▶ [Plotting code records]:

===============

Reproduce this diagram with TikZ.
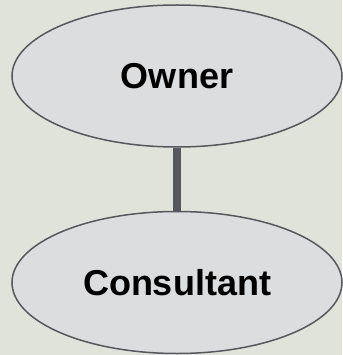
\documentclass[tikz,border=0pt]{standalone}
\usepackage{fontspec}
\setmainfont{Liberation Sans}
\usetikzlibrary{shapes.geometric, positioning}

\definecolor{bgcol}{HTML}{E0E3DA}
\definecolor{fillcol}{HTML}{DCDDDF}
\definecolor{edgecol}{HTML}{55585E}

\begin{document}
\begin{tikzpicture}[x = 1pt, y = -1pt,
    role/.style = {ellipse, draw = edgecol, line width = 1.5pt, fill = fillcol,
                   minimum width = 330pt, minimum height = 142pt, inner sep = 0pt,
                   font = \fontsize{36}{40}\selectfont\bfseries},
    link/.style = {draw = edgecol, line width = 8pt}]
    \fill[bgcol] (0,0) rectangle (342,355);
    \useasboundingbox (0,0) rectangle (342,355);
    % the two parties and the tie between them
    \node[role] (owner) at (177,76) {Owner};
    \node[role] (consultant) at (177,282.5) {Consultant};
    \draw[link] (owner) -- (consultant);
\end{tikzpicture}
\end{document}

===============

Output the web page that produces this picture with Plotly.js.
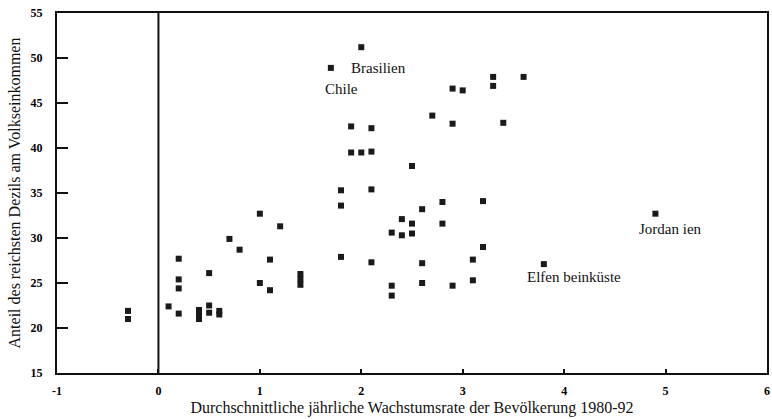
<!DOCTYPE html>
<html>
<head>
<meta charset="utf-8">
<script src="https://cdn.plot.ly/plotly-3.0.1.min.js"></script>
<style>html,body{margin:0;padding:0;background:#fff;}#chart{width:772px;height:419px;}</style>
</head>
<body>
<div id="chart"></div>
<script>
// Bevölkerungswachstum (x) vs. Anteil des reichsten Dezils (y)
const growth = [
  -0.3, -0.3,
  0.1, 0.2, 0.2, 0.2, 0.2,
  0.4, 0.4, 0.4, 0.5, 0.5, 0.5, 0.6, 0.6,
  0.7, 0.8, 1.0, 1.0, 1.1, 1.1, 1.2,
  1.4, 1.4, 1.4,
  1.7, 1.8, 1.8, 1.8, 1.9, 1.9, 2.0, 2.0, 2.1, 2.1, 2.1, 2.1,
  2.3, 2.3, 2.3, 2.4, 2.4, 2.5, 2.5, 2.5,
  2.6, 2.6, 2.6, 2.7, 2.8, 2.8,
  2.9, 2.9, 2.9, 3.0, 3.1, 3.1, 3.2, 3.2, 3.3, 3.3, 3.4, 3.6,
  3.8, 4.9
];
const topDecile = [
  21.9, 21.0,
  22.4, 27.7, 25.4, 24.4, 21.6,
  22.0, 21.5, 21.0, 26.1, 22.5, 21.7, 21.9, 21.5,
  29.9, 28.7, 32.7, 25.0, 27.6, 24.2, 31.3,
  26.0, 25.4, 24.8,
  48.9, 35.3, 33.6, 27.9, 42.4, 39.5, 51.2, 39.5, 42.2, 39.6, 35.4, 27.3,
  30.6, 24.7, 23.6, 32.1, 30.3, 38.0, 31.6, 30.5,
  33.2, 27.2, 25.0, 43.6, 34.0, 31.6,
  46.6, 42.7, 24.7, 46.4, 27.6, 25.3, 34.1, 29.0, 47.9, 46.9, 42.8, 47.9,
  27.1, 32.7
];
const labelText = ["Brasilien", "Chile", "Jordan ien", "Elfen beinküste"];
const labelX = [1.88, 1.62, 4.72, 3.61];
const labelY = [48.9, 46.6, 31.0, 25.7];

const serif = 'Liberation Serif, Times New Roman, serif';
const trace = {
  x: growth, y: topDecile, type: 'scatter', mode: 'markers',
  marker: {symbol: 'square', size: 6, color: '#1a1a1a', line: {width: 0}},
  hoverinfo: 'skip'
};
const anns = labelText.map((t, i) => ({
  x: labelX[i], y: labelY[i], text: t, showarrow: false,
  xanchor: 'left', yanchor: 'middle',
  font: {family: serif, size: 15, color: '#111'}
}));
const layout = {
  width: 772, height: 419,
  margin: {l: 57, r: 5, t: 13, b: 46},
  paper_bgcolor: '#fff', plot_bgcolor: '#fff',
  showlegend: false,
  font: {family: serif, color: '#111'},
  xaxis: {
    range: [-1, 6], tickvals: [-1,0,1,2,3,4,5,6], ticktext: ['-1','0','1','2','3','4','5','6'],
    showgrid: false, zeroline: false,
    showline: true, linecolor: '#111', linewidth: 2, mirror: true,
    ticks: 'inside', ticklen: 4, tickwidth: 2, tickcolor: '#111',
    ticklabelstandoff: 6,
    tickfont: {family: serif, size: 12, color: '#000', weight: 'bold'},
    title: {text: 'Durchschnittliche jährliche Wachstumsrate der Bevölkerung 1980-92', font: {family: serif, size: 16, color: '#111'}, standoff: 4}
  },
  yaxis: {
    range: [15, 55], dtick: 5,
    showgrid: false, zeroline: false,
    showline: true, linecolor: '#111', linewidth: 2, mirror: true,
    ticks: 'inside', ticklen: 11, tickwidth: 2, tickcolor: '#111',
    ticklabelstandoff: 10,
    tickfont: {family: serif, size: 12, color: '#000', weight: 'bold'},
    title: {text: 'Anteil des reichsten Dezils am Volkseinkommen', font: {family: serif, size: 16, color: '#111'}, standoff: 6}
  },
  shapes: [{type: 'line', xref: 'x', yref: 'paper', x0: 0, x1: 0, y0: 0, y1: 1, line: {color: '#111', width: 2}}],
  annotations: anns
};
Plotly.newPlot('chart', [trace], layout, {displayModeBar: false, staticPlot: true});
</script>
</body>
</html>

===============

Above are records with pictures. Reproduce exactly only the lines from the line with "Output the web" through the line with "const labelY = [48.9, 46.6, 31.0, 25.7];", both ends included, and leave the pictures out.

Output the web page that produces this picture with Plotly.js.
<!DOCTYPE html>
<html>
<head>
<meta charset="utf-8">
<script src="https://cdn.plot.ly/plotly-3.0.1.min.js"></script>
<style>html,body{margin:0;padding:0;background:#fff;}#chart{width:772px;height:419px;}</style>
</head>
<body>
<div id="chart"></div>
<script>
// Bevölkerungswachstum (x) vs. Anteil des reichsten Dezils (y)
const growth = [
  -0.3, -0.3,
  0.1, 0.2, 0.2, 0.2, 0.2,
  0.4, 0.4, 0.4, 0.5, 0.5, 0.5, 0.6, 0.6,
  0.7, 0.8, 1.0, 1.0, 1.1, 1.1, 1.2,
  1.4, 1.4, 1.4,
  1.7, 1.8, 1.8, 1.8, 1.9, 1.9, 2.0, 2.0, 2.1, 2.1, 2.1, 2.1,
  2.3, 2.3, 2.3, 2.4, 2.4, 2.5, 2.5, 2.5,
  2.6, 2.6, 2.6, 2.7, 2.8, 2.8,
  2.9, 2.9, 2.9, 3.0, 3.1, 3.1, 3.2, 3.2, 3.3, 3.3, 3.4, 3.6,
  3.8, 4.9
];
const topDecile = [
  21.9, 21.0,
  22.4, 27.7, 25.4, 24.4, 21.6,
  22.0, 21.5, 21.0, 26.1, 22.5, 21.7, 21.9, 21.5,
  29.9, 28.7, 32.7, 25.0, 27.6, 24.2, 31.3,
  26.0, 25.4, 24.8,
  48.9, 35.3, 33.6, 27.9, 42.4, 39.5, 51.2, 39.5, 42.2, 39.6, 35.4, 27.3,
  30.6, 24.7, 23.6, 32.1, 30.3, 38.0, 31.6, 30.5,
  33.2, 27.2, 25.0, 43.6, 34.0, 31.6,
  46.6, 42.7, 24.7, 46.4, 27.6, 25.3, 34.1, 29.0, 47.9, 46.9, 42.8, 47.9,
  27.1, 32.7
];
const labelText = ["Brasilien", "Chile", "Jordan ien", "Elfen beinküste"];
const labelX = [1.88, 1.62, 4.72, 3.61];
const labelY = [48.9, 46.6, 31.0, 25.7];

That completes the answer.